Using FFTs for solving for the Poisson equation
  This works for Poisson in any number of dimensions, we will illustrate
  it on 2D case. In all cases the complexity is O(dimension*log(dimension)),
  very close to the lower bound of O(dimension).
  Recall the famous N-by-N matrix F_jk = 1/sqrt(N) * exp(-2*pi*i*j*k/N) 
     with i = sqrt(-1), and 0 <= j,k <= N-1
  Thm (Cooley/Tukey): It is possible to multiple F*x in O(N*log(N)) flops using
    the "Fast Fourier Transform"
  Now recall T_N = V_N*Lambda_N*V_N^T where
    V_N,jk = sqrt(2/(N+1))*sin(j*k*pi/(N+1))
  Comparing V_N and F_N we see that V_N is a subset of the imaginary part 
   of F_(2*N+2), and so it is possible to multiply any vector times V_N
  in O(N*log(N)) flops as well, using an analogous algorithm called th
  Fast Sine Transform

  Now write the N^2-by-N^2 2D Poisson equation as follows:
      T*X + X*T = F
  where X is the unknown N-by-N matrix to solve for. Rewrite as
     (V*Lambda*V^T)*X + X*(V*Lambda*V^T) = F
  or
    V^T * [  (V*Lambda*V^T)*X + X*(V*Lambda*V^T) = F ] * V
  or
     Lambda*(V^T*X*V) + (V^T*X*V)*Lambda = V^T*F*V
  or
     Lambda*X_V + X_V*Lambda = F_V 
  This is a diagonal system of equations in disguise, with
     lambda_i * X_V,jk + X_V,jk * lambda_j = F_V,jk
  or
(*)  X_V,jk = F_V,jk / (lambda_j + lambda_k)

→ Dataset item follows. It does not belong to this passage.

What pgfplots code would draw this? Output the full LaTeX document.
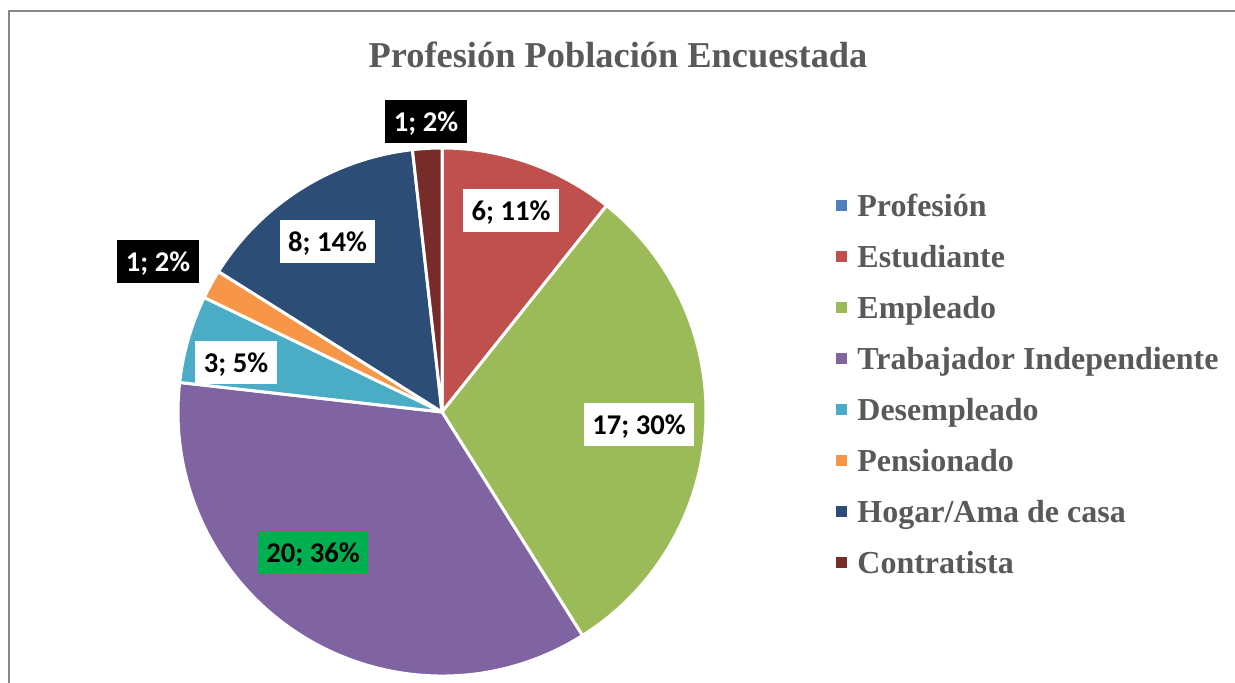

  with lambda_j = 2*(1-cos(pi*j/(N+1))

  So here is the overall algorithm:
     (1) Compute F_V = V^T*F*V using FFTs:
             V^T*F requires multipling each column of F by V^T=V, an FFT
             (V^T*F)*V requires multipling each row of F by V^T=V, an FFT
         So the total cost is 2*N FFTs, or O(N^2 log N)
     (2) Solve for X_V from F_v using (*), at a cost of O(N^2)
     (3) Compute F = V*F_V*V^T using FFTs as in step (1)
    
Note: Just like matrix multiplication and other linear algorithm operations,
the FFT, Fast Sine Transform, and related transforms have been highly tuned
for many architectures, see www.fftw.org and www.spiral.net.